Customer Care vs. Customer Satisfaction

When I was in my early 20’s, I clearly recall sitting on a bench in the busy hallway of the Eaton Centre in downtown Toronto interviewing for a retail position and being asked by the interviewer, “what is the difference between customer care and customer satisfaction?”
“Hmmm?? Great question”, I thought as I stammered my way through a fabricated response. With only waitressing and bartending experience under my belt, I could only relate to ensuring the beer was flowing and the customers were happy.
Fast forward to present day and what is deemed to be the ‘Experience Age’, the topic of customer care and customer satisfaction dominate the conversation around the boardroom table. Combine this with the Information Age that we exited in recent years and the prominence of online reviews as a reputable resource, and we find ourselves in a time where expectations being set by consumers couldn’t be higher.
So how would I answer that interview question 25 years later?

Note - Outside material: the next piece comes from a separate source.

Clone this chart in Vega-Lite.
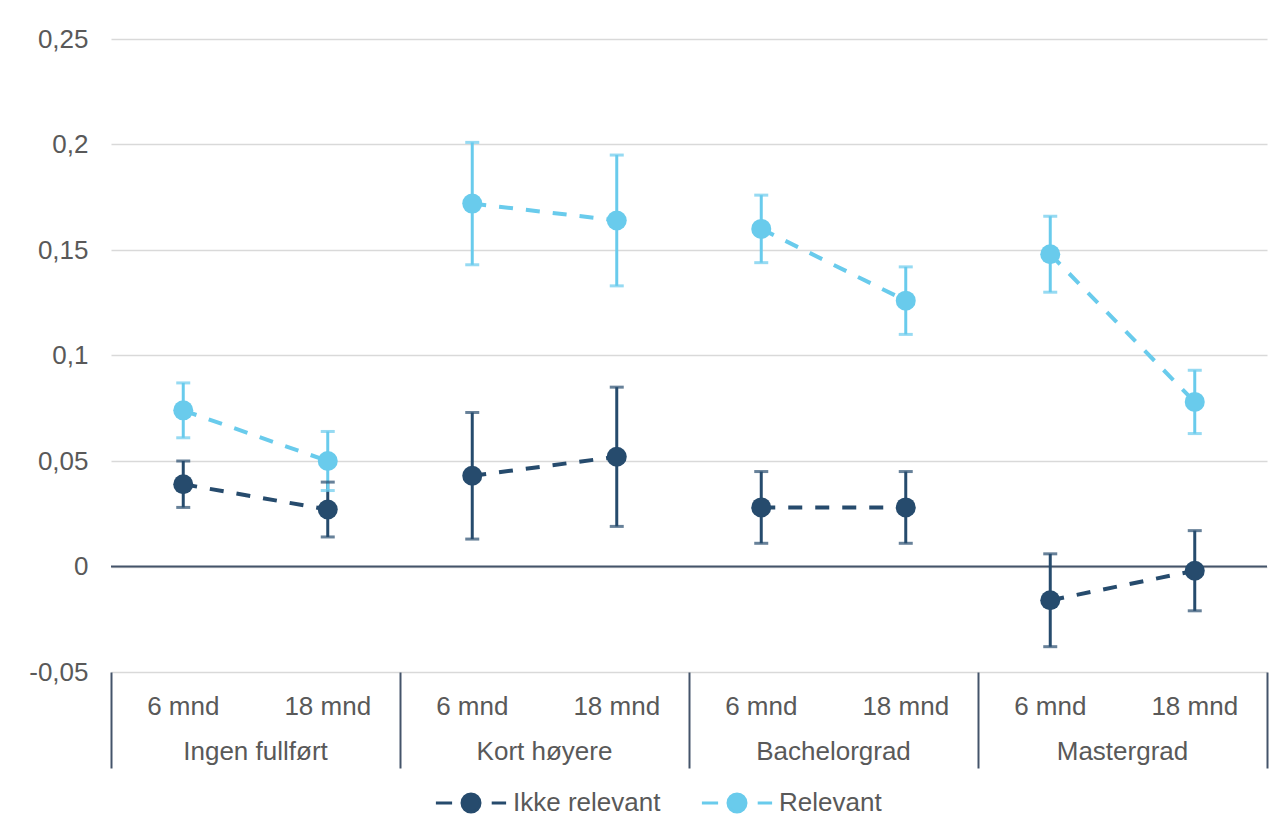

Simply put, customer satisfaction is the result of taking a personalized approach to your customers to ensure you understand their needs and then respond to them with appropriate solutions through your products or services.
It is not treating customers like a number. It is about treating each person like a real living, breathing being with feelings and extending genuine care through an experience and outcome that leaves them feeling respected. And with today’s competitive environment, if you are not making your customers feel heard then remember that there are always other options for them to consider.
Today more than ever, the personal connection to your customers is important which essentially contradicts a world where communication by text and email is so much more prevalent than verbal conversation. Perhaps this is the exact reason why – are we are starved to feel as important in a one-on-one purchase experience as we do by the 1000+ followers on social media that make us feel special? Something to think about.
Customer care should not be a significant effort; it should be a natural result of being human and caring for others – treating others the way we want to be treated.
When a quality experience is extended through simply smiling and saying hello, asking questions and truly listening, and providing a quality offering that responds to the customer’s needs, it is then that customer satisfaction is created. And from there, customer satisfaction breeds customer loyalty and referrals, all of which can only benefit your company.
So, did I get the retail job that so deeply challenged my understanding of customer care and customer satisfaction? No, I didn’t, which in retrospect I am grateful for because this question has remained with me over the past 20 plus years and has guided many of my actions.
Nothing is more important than the experience that we provide to our customers and as the late great Maya Angelou said,
“People will forget what you said, people will forget what you did, but people will never forget how you made them feel.”